The teenagers, Mahmoud Asgari and Ayaz Marhoni, were reportedly hanged after
they were found guilty of a serious sexual assault charge, some human rights
groups said.
Since that time, gay rights groups in Europe have joined the Persian Gay &
Lesbian Organization, which represents gay Iranian exiles, in citing new
evidence they claim shows Iranian authorities falsely accused the two teens.
Photographs of the July 19, 2005, hangings of Asgari and Marhoni circulated
widely on the Internet, drawing expressions of outrage from gay activists and
human rights organizations.
Tatchell and other activists have reported that as many as 14 gay men have been
executed in Iran in the year following the executions of Asgari and Marhoni.
All had been charged with committing rape and other crimes.
"By instituting charges of kidnap and rape, the Iranian authorities apparently
hope to discredit the victims, discourage public protests and deflect
international condemnation," Tatchell said.
Other cities scheduled to hold protests include Fort Lauderdale; Provincetown,
Massachusetts.; San Diego; San Francisco; Sacramento; Toronto; Amsterdam;
London; Stockholm; Marseilles; Moscow; Brussels; Mexico City; Warsaw;
Frankfort; Berlin; and Vienna.
Gay Iranian exile leaders say they believe Asgari and Marhoni were 17 at the
time they were executed and possibly 15 or 16 at the time they were arrested
one year earlier.
Some gay activists claimed the hangings highlighted a long history of anti-gay
persecution in Iran since Islamic radicals took control of the country in 1979.
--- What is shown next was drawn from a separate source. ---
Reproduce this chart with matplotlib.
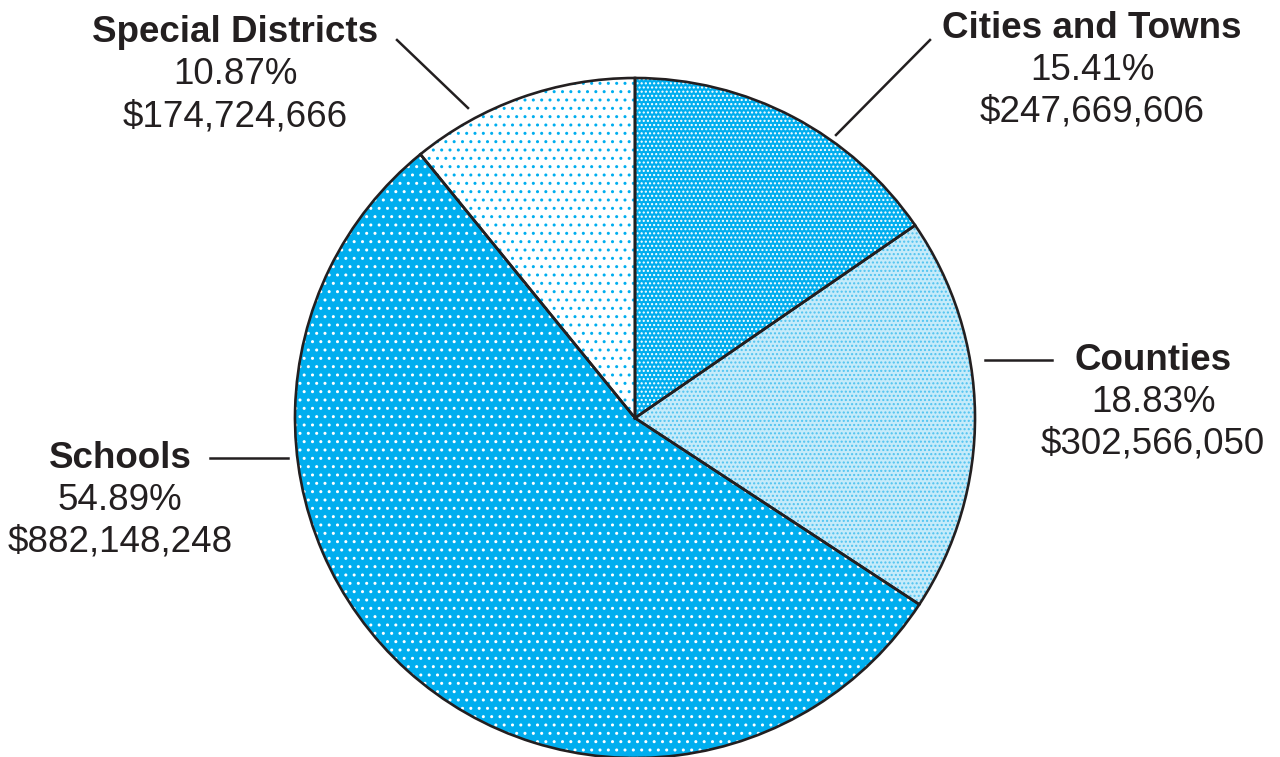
import matplotlib.pyplot as plt

plt.rcParams['font.family'] = ['Liberation Sans', 'DejaVu Sans']
plt.rcParams['hatch.linewidth'] = 1.0

# --- data ---
categories = ["Cities and Towns", "Counties", "Schools", "Special Districts"]
amounts = [247669606, 302566050, 882148248, 174724666]
pct_labels = ["15.41%", "18.83%", "54.89%", "10.87%"]
amount_labels = ["$247,669,606", "$302,566,050", "$882,148,248", "$174,724,666"]

# fill / dot pattern per slice
face_colors = ["#00aeef", "#c6ebfa", "#00aeef", "#ffffff"]
dot_colors = ["#ffffff", "#4fc3f0", "#ffffff", "#00aeef"]
hatches = ["....", "....", "..", ".."]

ink = "#231f20"
W, H = 1280, 757
center = (635, H - 418)
radius = 340

fig = plt.figure(figsize=(12.8, 7.57), dpi=100)
ax = fig.add_axes([0, 0, 1, 1])

# base fill
wedges, _ = ax.pie(amounts, colors=face_colors, startangle=90, counterclock=False,
                   center=center, radius=radius,
                   wedgeprops=dict(linewidth=0))
# dot pattern overlay
dots, _ = ax.pie(amounts, startangle=90, counterclock=False,
                 center=center, radius=radius,
                 wedgeprops=dict(fill=False, linewidth=0))
for w, c, h in zip(dots, dot_colors, hatches):
    w.set_edgecolor(c)
    w.set_hatch(h)
    w.set_linewidth(0)
# outlines
ax.pie(amounts, startangle=90, counterclock=False, center=center, radius=radius,
       wedgeprops=dict(fill=False, edgecolor=ink, linewidth=1.9))

# labels (x, y measured from the top)
label_pos = [(1092, 28), (1153, 360), (120, 458), (235, 33)]
line_gap = 42
for name, p, a, (x, y) in zip(categories, pct_labels, amount_labels, label_pos):
    ax.text(x, H - y, name, ha='center', va='center', fontsize=26.5,
            fontweight='bold', color=ink)
    ax.text(x, H - y - line_gap, p, ha='center', va='center', fontsize=26.5, color=ink)
    ax.text(x, H - y - 2 * line_gap, a, ha='center', va='center', fontsize=26.5, color=ink)

# leader lines
leaders = [((930, 40), (836, 135)), ((985, 360), (1052, 360)),
           ((210, 458), (288, 458)), ((397, 40), (468, 108))]
for (x0, y0), (x1, y1) in leaders:
    ax.plot([x0, x1], [H - y0, H - y1], color=ink, linewidth=1.8)

ax.set_xlim(0, W)
ax.set_ylim(0, H)
ax.set_aspect('equal')
ax.axis('off')

fig.savefig("out.png", dpi=100)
But the actual motive for the hangings remains unclear, and three human rights
groups, including the U.S.-based International Gay & Lesbian Human Rights
Commission, said they received reports that the two youths were executed not
for being gay but for raping a male minor.
While IGLHRC, Human Rights Watch and Amnesty International said they condemned
Iran's use of capital punishment against juveniles, the three organizations
cautioned gays not to view the incident as necessarily anti-gay.
Tatchell said gays inside Iran told his group that Asgari and Ayaz were
arrested after the parents of one of them turned them in to authorities.
Arsham Parsi, the PGLO's human rights secretary who lives in Toronto, said in
an interview recently that unnamed sources in Iran, including an underground
Iranian gay group, have estimated that 4,000 gays have been executed in Iran
because of their sexual orientation between 1979, when the current regime took
power, and 2000. There was no way to independently verify those numbers.